__Stated problem__:
Render the material again word for word, skipping the pictures in it.

__Collected material__:
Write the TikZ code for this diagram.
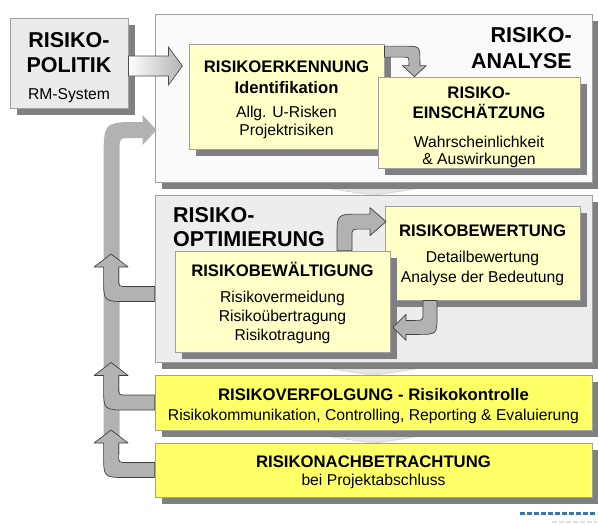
\documentclass[tikz,border=0pt]{standalone}
\usepackage{fontspec}
\setmainfont{Liberation Sans}
\usetikzlibrary{shadows,calc,backgrounds}
\definecolor{shadegray}{HTML}{808080}
\definecolor{framegray}{HTML}{A0A0A0}
\definecolor{paleyel}{HTML}{FFFFC8}
\definecolor{brightyel}{HTML}{FFFF66}
\definecolor{arrowgray}{HTML}{B2B2B2}
\definecolor{logoblue}{HTML}{3F74A6}
\newcommand\titlefnt{\fontsize{21.5}{25}\selectfont\bfseries}
\newcommand\headfnt{\fontsize{16.7}{20}\selectfont\bfseries}
\newcommand\smallfnt{\fontsize{15.7}{18.7}\selectfont}
\newcommand\hl[1]{{\headfnt #1}}
\newcommand\tl[1]{{\titlefnt #1}}
\newcommand\lift[1]{\rule{0pt}{#1}}
\begin{document}
\begin{tikzpicture}[x=1pt,y=-1pt,
    box/.style={draw=framegray,line width=.8pt,inner sep=0pt,align=center,font=\smallfnt,
      general shadow={fill=shadegray,shadow xshift=7pt,shadow yshift=-7pt}},
    panel/.style={box,minimum width=437pt},
    card/.style={box,fill=paleyel},
    bar/.style={box,fill=brightyel,minimum width=437pt},
    title/.style={inner sep=0pt,font=\titlefnt},
    fatarrow/.style={fill=arrowgray,draw=black!75,line width=.7pt,line join=round},
    backarrow/.pic={
      \draw[fatarrow] (0,-7.5) -- (-28,-7.5) .. controls (-36,-7.5) .. (-36,-15.5) -- (-36,-27)
        -- (-26.5,-27) -- (-43.5,-40) -- (-60.5,-27) -- (-51,-27) -- (-51,-15.5)
        .. controls (-51,7.5) .. (-28,7.5) -- (0,7.5) -- cycle;}]
  \useasboundingbox (0,0) rectangle (598,525);
  % phases
  \node[panel,minimum height=168pt,fill=gray!4] (ana) at (373.5,98) {};
  \node[panel,minimum height=167pt,fill=gray!14] (opt) at (373.5,278.5) {};
  \node[bar,minimum height=55pt] (verf) at (373.5,402.5)
    {\lift{18.4pt}\hl{RISIKOVERFOLGUNG - Risikokontrolle}\\[1.3pt]
     Risikokommunikation, Controlling, Reporting \& Evaluierung};
  \node[bar,minimum height=54pt] (nach) at (373.5,470)
    {\lift{15.4pt}\hl{RISIKONACHBETRACHTUNG}\\[-0.7pt] bei Projektabschluss};
  \node[box,fill=gray!16,minimum width=118pt,minimum height=90pt] (pol) at (69,63)
    {\lift{24.8pt}\tl{RISIKO-}\\[6.3pt] \tl{POLITIK}\\[8.3pt] RM-System};
  % steps
  \node[card,minimum width=195pt,minimum height=105pt] (erk) at (286.5,96.5)
    {\lift{18.4pt}\hl{RISIKOERKENNUNG}\\[2.3pt] \hl{Identifikation}\\[5.3pt]
     Allg. U-Risken\\ Projektrisiken};
  \node[card,minimum width=202pt,minimum height=91pt] (ein) at (479,122.5)
    {\lift{21.4pt}\hl{RISIKO-}\\[1.3pt] \hl{EINSCHÄTZUNG}\\[10.3pt]
     Wahrscheinlichkeit\\[-2pt] \& Auswirkungen};
  \node[card,minimum width=195pt,minimum height=94pt] (bwt) at (482.5,253)
    {\lift{17.2pt}\hl{RISIKOBEWERTUNG}\\[7.3pt] Detailbewertung\\[1.3pt] Analyse der Bedeutung};
  \node[card,minimum width=215pt,minimum height=101pt] (bwl) at (282.5,301.5)
    {\lift{16.4pt}\hl{RISIKOBEWÄLTIGUNG}\\[8pt] Risikovermeidung\\ Risikoübertragung\\ Risikotragung};
  \node[title,align=right,anchor=north east] (anatitle) at (572,27) {RISIKO-\\[1pt]ANALYSE};
  \node[title,align=left,anchor=north west] (opttitle) at (173,207) {RISIKO-\\[-1pt]OPTIMIERUNG};
  \begin{scope}[on background layer]
    \foreach \a in {ana,opt,verf}
      \draw[fill=gray!20,draw=gray!45] ($(\a.south)+(-85,0)$) -- ($(\a.south)+(85,0)$)
        -- ($(\a.south)+(0,13)$) -- cycle;
  \end{scope}
  % arrows
  \shadedraw[left color=white,right color=gray!60,draw=black!70,line width=.7pt,shift={(pol.east)}]
    (0,-7) -- (40,-7) -- (40,-16) -- (54,3) -- (40,22) -- (40,13) -- (0,13) -- cycle;
  \draw[fatarrow,shift={(erk.north east)}] (0,2.5) -- (18,2.5) .. controls (35.5,2.5) .. (35.5,16)
    -- (35.5,22) -- (42,22) -- (30,33) -- (18,22) -- (24.5,22) -- (24.5,19)
    .. controls (24.5,13.5) .. (19,13.5) -- (0,13.5) -- cycle;
  \draw[fatarrow,shift={(bwl.north)}] (54.5,0) -- (54.5,-14) .. controls (54.5,-36.5) .. (76.5,-36.5)
    -- (87.5,-36.5) -- (87.5,-43) -- (103.5,-29) -- (87.5,-15) -- (87.5,-21.5) -- (77.5,-21.5)
    .. controls (69.5,-21.5) .. (69.5,-13.5) -- (69.5,0) -- cycle;
  \draw[fatarrow,shift={(bwt.south)}] (-59.5,0) -- (-59.5,12) .. controls (-59.5,20) .. (-67.5,20)
    -- (-76.5,20) -- (-76.5,14) -- (-89.5,27) -- (-76.5,40) -- (-76.5,34) -- (-64.5,34)
    .. controls (-45.5,34) .. (-45.5,15) -- (-45.5,0) -- cycle;
  % feedback loop
  \fill[arrowgray,shift={(ana.west)}] (-51,357) -- (-51,62) .. controls (-51,24) .. (-15,24)
    -- (-12,24) -- (-12,17) -- (2,32) -- (-12,47) -- (-12,40) -- (-22,40)
    .. controls (-35,40) .. (-35,52) -- (-35,357) -- cycle;
  \pic at ($(opt.west)+(0,15.5)$) {backarrow};
  \pic at (verf.west) {backarrow};
  \pic at (nach.west) {backarrow};
  % logo
  \draw[logoblue,line width=3pt,dash pattern=on 5pt off 2pt] (520,513) -- (597,513);
  \draw[gray!25,line width=2.5pt,dash pattern=on 5pt off 2pt] (552,522) -- (597,522);
\end{tikzpicture}
\end{document}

__Full output__:
Write the TikZ code for this diagram.
\documentclass[tikz,border=0pt]{standalone}
\usepackage{fontspec}
\setmainfont{Liberation Sans}
\usetikzlibrary{shadows,calc,backgrounds}
\definecolor{shadegray}{HTML}{808080}
\definecolor{framegray}{HTML}{A0A0A0}
\definecolor{paleyel}{HTML}{FFFFC8}
\definecolor{brightyel}{HTML}{FFFF66}
\definecolor{arrowgray}{HTML}{B2B2B2}
\definecolor{logoblue}{HTML}{3F74A6}
\newcommand\titlefnt{\fontsize{21.5}{25}\selectfont\bfseries}
\newcommand\headfnt{\fontsize{16.7}{20}\selectfont\bfseries}
\newcommand\smallfnt{\fontsize{15.7}{18.7}\selectfont}
\newcommand\hl[1]{{\headfnt #1}}
\newcommand\tl[1]{{\titlefnt #1}}
\newcommand\lift[1]{\rule{0pt}{#1}}
\begin{document}
\begin{tikzpicture}[x=1pt,y=-1pt,
    box/.style={draw=framegray,line width=.8pt,inner sep=0pt,align=center,font=\smallfnt,
      general shadow={fill=shadegray,shadow xshift=7pt,shadow yshift=-7pt}},
    panel/.style={box,minimum width=437pt},
    card/.style={box,fill=paleyel},
    bar/.style={box,fill=brightyel,minimum width=437pt},
    title/.style={inner sep=0pt,font=\titlefnt},
    fatarrow/.style={fill=arrowgray,draw=black!75,line width=.7pt,line join=round},
    backarrow/.pic={
      \draw[fatarrow] (0,-7.5) -- (-28,-7.5) .. controls (-36,-7.5) .. (-36,-15.5) -- (-36,-27)
        -- (-26.5,-27) -- (-43.5,-40) -- (-60.5,-27) -- (-51,-27) -- (-51,-15.5)
        .. controls (-51,7.5) .. (-28,7.5) -- (0,7.5) -- cycle;}]
  \useasboundingbox (0,0) rectangle (598,525);
  % phases
  \node[panel,minimum height=168pt,fill=gray!4] (ana) at (373.5,98) {};
  \node[panel,minimum height=167pt,fill=gray!14] (opt) at (373.5,278.5) {};
  \node[bar,minimum height=55pt] (verf) at (373.5,402.5)
    {\lift{18.4pt}\hl{RISIKOVERFOLGUNG - Risikokontrolle}\\[1.3pt]
     Risikokommunikation, Controlling, Reporting \& Evaluierung};
  \node[bar,minimum height=54pt] (nach) at (373.5,470)
    {\lift{15.4pt}\hl{RISIKONACHBETRACHTUNG}\\[-0.7pt] bei Projektabschluss};
  \node[box,fill=gray!16,minimum width=118pt,minimum height=90pt] (pol) at (69,63)
    {\lift{24.8pt}\tl{RISIKO-}\\[6.3pt] \tl{POLITIK}\\[8.3pt] RM-System};
  % steps
  \node[card,minimum width=195pt,minimum height=105pt] (erk) at (286.5,96.5)
    {\lift{18.4pt}\hl{RISIKOERKENNUNG}\\[2.3pt] \hl{Identifikation}\\[5.3pt]
     Allg. U-Risken\\ Projektrisiken};
  \node[card,minimum width=202pt,minimum height=91pt] (ein) at (479,122.5)
    {\lift{21.4pt}\hl{RISIKO-}\\[1.3pt] \hl{EINSCHÄTZUNG}\\[10.3pt]
     Wahrscheinlichkeit\\[-2pt] \& Auswirkungen};
  \node[card,minimum width=195pt,minimum height=94pt] (bwt) at (482.5,253)
    {\lift{17.2pt}\hl{RISIKOBEWERTUNG}\\[7.3pt] Detailbewertung\\[1.3pt] Analyse der Bedeutung};
  \node[card,minimum width=215pt,minimum height=101pt] (bwl) at (282.5,301.5)
    {\lift{16.4pt}\hl{RISIKOBEWÄLTIGUNG}\\[8pt] Risikovermeidung\\ Risikoübertragung\\ Risikotragung};
  \node[title,align=right,anchor=north east] (anatitle) at (572,27) {RISIKO-\\[1pt]ANALYSE};
  \node[title,align=left,anchor=north west] (opttitle) at (173,207) {RISIKO-\\[-1pt]OPTIMIERUNG};
  \begin{scope}[on background layer]
    \foreach \a in {ana,opt,verf}
      \draw[fill=gray!20,draw=gray!45] ($(\a.south)+(-85,0)$) -- ($(\a.south)+(85,0)$)
        -- ($(\a.south)+(0,13)$) -- cycle;
  \end{scope}
  % arrows
  \shadedraw[left color=white,right color=gray!60,draw=black!70,line width=.7pt,shift={(pol.east)}]
    (0,-7) -- (40,-7) -- (40,-16) -- (54,3) -- (40,22) -- (40,13) -- (0,13) -- cycle;
  \draw[fatarrow,shift={(erk.north east)}] (0,2.5) -- (18,2.5) .. controls (35.5,2.5) .. (35.5,16)
    -- (35.5,22) -- (42,22) -- (30,33) -- (18,22) -- (24.5,22) -- (24.5,19)
    .. controls (24.5,13.5) .. (19,13.5) -- (0,13.5) -- cycle;
  \draw[fatarrow,shift={(bwl.north)}] (54.5,0) -- (54.5,-14) .. controls (54.5,-36.5) .. (76.5,-36.5)
    -- (87.5,-36.5) -- (87.5,-43) -- (103.5,-29) -- (87.5,-15) -- (87.5,-21.5) -- (77.5,-21.5)
    .. controls (69.5,-21.5) .. (69.5,-13.5) -- (69.5,0) -- cycle;
  \draw[fatarrow,shift={(bwt.south)}] (-59.5,0) -- (-59.5,12) .. controls (-59.5,20) .. (-67.5,20)
    -- (-76.5,20) -- (-76.5,14) -- (-89.5,27) -- (-76.5,40) -- (-76.5,34) -- (-64.5,34)
    .. controls (-45.5,34) .. (-45.5,15) -- (-45.5,0) -- cycle;
  % feedback loop
  \fill[arrowgray,shift={(ana.west)}] (-51,357) -- (-51,62) .. controls (-51,24) .. (-15,24)
    -- (-12,24) -- (-12,17) -- (2,32) -- (-12,47) -- (-12,40) -- (-22,40)
    .. controls (-35,40) .. (-35,52) -- (-35,357) -- cycle;
  \pic at ($(opt.west)+(0,15.5)$) {backarrow};
  \pic at (verf.west) {backarrow};
  \pic at (nach.west) {backarrow};
  % logo
  \draw[logoblue,line width=3pt,dash pattern=on 5pt off 2pt] (520,513) -- (597,513);
  \draw[gray!25,line width=2.5pt,dash pattern=on 5pt off 2pt] (552,522) -- (597,522);
\end{tikzpicture}
\end{document}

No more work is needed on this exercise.